COLUMBIA – The 3-pointers fell early for Missouri women's basketball Thursday night.
The second half? Well, that was a different story.
After scorching the Mizzou Arena net with 10-for-17 (58.8 percent) shooting from deep in the opening 20 minutes, Missouri cooled off considerably in the second half, making just 1 of 11 attempts. A Missouri team that entered intermission down by just two points ended up losing 87-68 to No. 14 LSU, which blew away the home Tigers after the break.
Missouri’s first 15 points came via the long ball, including three treys by sophomore Morgan Stock. And while senior forward Bri Kulas finished with a career-high 30 points (including five 3s), the second half was ugly for the Tigers, who shot below 10 percent from range.
"When you're able to take away the three-ball against a very good shooting team like Missouri and try to force more of the twos ..." LSU coach Nikki Caldwell said. "That was our game plan, especially in the second half, and we were able to do so."
Missouri's offense thrived in the first half as LSU struggled to find a defense that worked. The Tigers from Columbia finished the first half with a 50 percent shooting percentage. LSU kept pace thoughout, posting a 47.1 field goal percentage and a 57.1 three-point field goal percentage for 42 points.
The second half told a different story. Missouri shot 28.6 percent from the field while LSU reached a 54.5 percent mark.
"Second half, we just seemed out of sorts," Missouri coach Robin Pingeton said. "The timing on our cuts, the timing on our entries, when we tried to run motion. We just didn't look as sharp as we have been looking."
LSU's Theresa Plaisance scored double-digit points for the seventh straight game but it was senior Jeanne Kenney who led the way for LSU. Kenney finished the game with 30 points. She made six of her team's 13 3-pointers.
The 13 treys by LSU is a new school record. LSU entered the game with an average 37.7 three point field goal percentage. Missouri opponents this season have shot an average 26.6 percent from beyond the arc but LSU finished the game shooting 68.4 percent.
"We didn't plan to shoot this many threes or to make this many threes," LSU guard Jeanne Kenney said. "We never really relied on the three-ball. I'm a shooter, so I mean, if I have some room, I'm gonna shoot it."

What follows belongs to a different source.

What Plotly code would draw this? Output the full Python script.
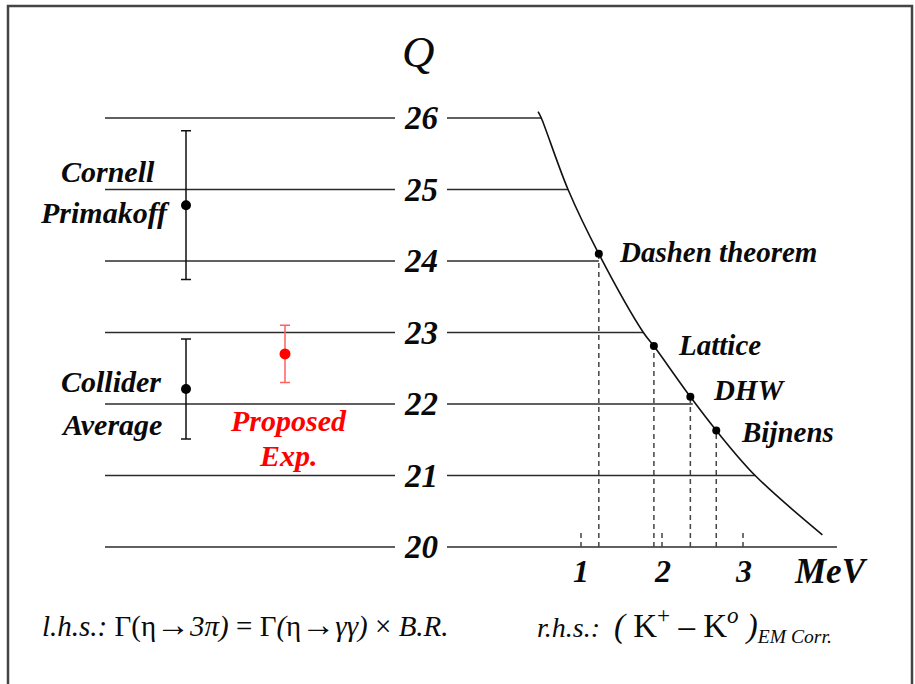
import plotly.graph_objects as go

# ---------------- data ----------------
q_levels = [20, 21, 22, 23, 24, 25, 26]
q_line_end_mev = [4.16, 3.15, 2.38, 1.77, 1.22, 0.84, 0.51]   # where each right-hand line meets the curve

# curve Q vs EM correction (MeV)
curve_mev = [0.47, 0.51, 0.84, 1.22, 1.77, 1.90, 2.35, 2.67, 3.15, 3.98]
curve_q = [26.09, 26.0, 25.0, 24.1, 23.0, 22.81, 22.10, 21.63, 21.0, 20.17]

theory_names = ["Dashen theorem", "Lattice", "DHW", "Bijnens"]
theory_mev = [1.22, 1.90, 2.35, 2.67]
theory_q = [24.1, 22.81, 22.10, 21.63]

mev_ticks = [1, 2, 3]

# measurements (left-hand side)
meas_lines = [["Cornell", "Primakoff"], ["Collider", "Average"]]
meas_q = [24.78, 22.21]
meas_err = [1.04, 0.70]
prop_lines = ["Proposed", "Exp."]
prop_q = [22.70]
prop_err = [0.40]

# ---------------- layout helpers ----------------
W, H = 915, 684
PX_PER_Q = 71.5
Y_Q26 = 118.0
q_top = 26 + Y_Q26 / PX_PER_Q
q_bot = 26 - (H - Y_Q26) / PX_PER_Q
PX_PER_MEV = 81.0
X_MEV0 = 500.0
mev_lo = -X_MEV0 / PX_PER_MEV
mev_hi = (W - X_MEV0) / PX_PER_MEV

def q_at_px(py):
    return 26 - (py - Y_Q26) / PX_PER_Q

left_x0, left_x1 = 105, 395       # left segments (panel px)
label_x = 421                     # Q labels
right_start_mev = (447 - X_MEV0) / PX_PER_MEV
meas_x = [186, 186]
prop_x = [285]

FONT = "Liberation Serif"
LINE_C = "#2b2b2b"
TXT_C = "#0a0a0a"

fig = go.Figure()

# left horizontal segments
lx, ly = [], []
for q in q_levels:
    lx += [left_x0, left_x1, None]
    ly += [q, q, None]
fig.add_trace(go.Scatter(x=lx, y=ly, mode="lines", line=dict(color=LINE_C, width=1.6),
                         xaxis="x", yaxis="y", hoverinfo="skip"))

# right horizontal segments (MeV axis)
rx, ry = [], []
for q, xe in zip(q_levels, q_line_end_mev):
    rx += [right_start_mev, xe, None]
    ry += [q, q, None]
fig.add_trace(go.Scatter(x=rx, y=ry, mode="lines", line=dict(color=LINE_C, width=1.6),
                         xaxis="x2", yaxis="y", hoverinfo="skip"))

# dashed drop lines
dx, dy = [], []
for xm, qm in zip(theory_mev, theory_q):
    dx += [xm, xm, None]
    dy += [q_levels[0], qm, None]
fig.add_trace(go.Scatter(x=dx, y=dy, mode="lines", line=dict(color="#444444", width=1.5, dash="5px,4px"),
                         xaxis="x2", yaxis="y", hoverinfo="skip"))

# small tick marks at 1,2,3 MeV
tx, ty = [], []
for t in mev_ticks:
    tx += [t, t, None]
    ty += [q_levels[0], q_levels[0] + 0.21, None]
fig.add_trace(go.Scatter(x=tx, y=ty, mode="lines", line=dict(color="#444444", width=1.5, dash="5px,4px"),
                         xaxis="x2", yaxis="y", hoverinfo="skip"))

# curve
fig.add_trace(go.Scatter(x=curve_mev, y=curve_q, mode="lines", line=dict(color="#111111", width=1.6, shape="spline"),
                         xaxis="x2", yaxis="y", hoverinfo="skip"))

# theory points
fig.add_trace(go.Scatter(x=theory_mev, y=theory_q, mode="markers", marker=dict(color="black", size=8),
                         xaxis="x2", yaxis="y", hoverinfo="skip"))

# measurements
fig.add_trace(go.Scatter(x=meas_x, y=meas_q, mode="markers", marker=dict(color="black", size=10),
                         error_y=dict(type="data", array=meas_err, color="#111111", thickness=1.5, width=5),
                         xaxis="x", yaxis="y", hoverinfo="skip"))
fig.add_trace(go.Scatter(x=prop_x, y=prop_q, mode="markers", marker=dict(color="#ff0000", size=11),
                         error_y=dict(type="data", array=prop_err, color="#ff6060", thickness=1.5, width=5),
                         xaxis="x", yaxis="y", hoverinfo="skip"))

ann = []
bi = dict(family=FONT, weight="bold", style="italic")
# Q labels
for q in q_levels:
    ann.append(dict(x=label_x, y=q, xref="x", yref="y", text=str(q), showarrow=False,
                    font=dict(size=33, color=TXT_C, **bi), xanchor="center", yanchor="middle"))
ann.append(dict(x=418, y=q_at_px(52), xref="x", yref="y", text="Q", showarrow=False,
                font=dict(family=FONT, size=45, style="italic", color=TXT_C), xanchor="center", yanchor="middle"))
# MeV tick labels
for t in mev_ticks:
    ann.append(dict(x=t, y=q_at_px(571), xref="x2", yref="y", text=str(t), showarrow=False,
                    font=dict(size=32, color=TXT_C, **bi), xanchor="center", yanchor="middle"))
ann.append(dict(x=(831 - X_MEV0) / PX_PER_MEV, y=q_at_px(571), xref="x2", yref="y", text="MeV", showarrow=False,
                font=dict(size=35, color=TXT_C, **bi), xanchor="center", yanchor="middle"))
# theory labels
theory_lab_px = [617, 676, 711, 739]
theory_lab_py = [252, 345, 390, 432]
for n, px, py in zip(theory_names, theory_lab_px, theory_lab_py):
    ann.append(dict(x=(px - X_MEV0) / PX_PER_MEV, y=q_at_px(py), xref="x2", yref="y", text=n, showarrow=False,
                    font=dict(size=29, color=TXT_C, **bi), xanchor="left", yanchor="middle"))
# measurement labels
meas_lab_px = [(108, 105), (111, 111)]
meas_lab_py = [(171, 212), (381, 424)]
for lines, pxs, pys in zip(meas_lines, meas_lab_px, meas_lab_py):
    for t, px, py in zip(lines, pxs, pys):
        ann.append(dict(x=px, y=q_at_px(py), xref="x", yref="y", text=t, showarrow=False,
                        font=dict(size=30, color=TXT_C, **bi), xanchor="center", yanchor="middle"))
for t, py in zip(prop_lines, [420, 455]):
    ann.append(dict(x=288, y=q_at_px(py), xref="x", yref="y", text=t, showarrow=False,
                    font=dict(size=30, color="#ff0000", **bi), xanchor="center", yanchor="middle"))
# bottom formulae
ann.append(dict(x=40 / W, y=1 - 624 / H, xref="paper", yref="paper",
                text="<i>l.h.s.:</i> Γ(η<span style='font-size:34px'>→</span><i>3π)</i> = Γ<i>(</i>η<span style='font-size:34px'>→</span><i>γγ)</i> × <i>B.R.</i>",
                showarrow=False, font=dict(family=FONT, size=29, color=TXT_C),
                xanchor="left", yanchor="middle"))
ann.append(dict(x=535 / W, y=1 - 624 / H, xref="paper", yref="paper",
                text="<i>r.h.s.:</i>  <span style='font-size:33px'><i>(</i> K<sup>+</sup> – K<sup><i>o</i></sup> <i>)</i></span><sub><i>EM Corr.</i></sub>",
                showarrow=False, font=dict(family=FONT, size=28, color=TXT_C),
                xanchor="left", yanchor="middle"))

fig.update_layout(
    width=W, height=H, margin=dict(l=0, r=0, t=0, b=0),
    paper_bgcolor="white", plot_bgcolor="white", showlegend=False,
    xaxis=dict(range=[0, W], visible=False, domain=[0, 1], fixedrange=True),
    xaxis2=dict(range=[mev_lo, mev_hi], visible=False, overlaying="x", anchor="y", fixedrange=True),
    yaxis=dict(range=[q_bot, q_top], visible=False, domain=[0, 1], fixedrange=True),
    annotations=ann,
    shapes=[dict(type="rect", xref="paper", yref="paper", x0=8 / W, x1=912 / W, y0=-0.02, y1=1 - 6 / H,
                 line=dict(color="#444444", width=2.5), fillcolor="rgba(0,0,0,0)")],
)

fig.write_html("out.html")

Kenney collided with Missouri's Jordan Frericks less than five minutes into the game. The LSU senior stayed on the court for a couple minutes before being helped to the locker room. She returned to the court with less than eight minutes to play showing no signs of weakness.
"She hit tough shots and most of the time they were contested," Missouri redshirt freshman Lindsey Cunningham said. "She hit some tough shots. That's what good players are gonna do."
LSU scored 20 points off Missouri's 17 turnovers. Pingeton said she did not see the poise she wanted to see from her team near the end of the game.
"Tonight they got the best of us and we'll regroup and try and find a way to get one against Texas A&M, a very good Texas A&M team," Pingeton said.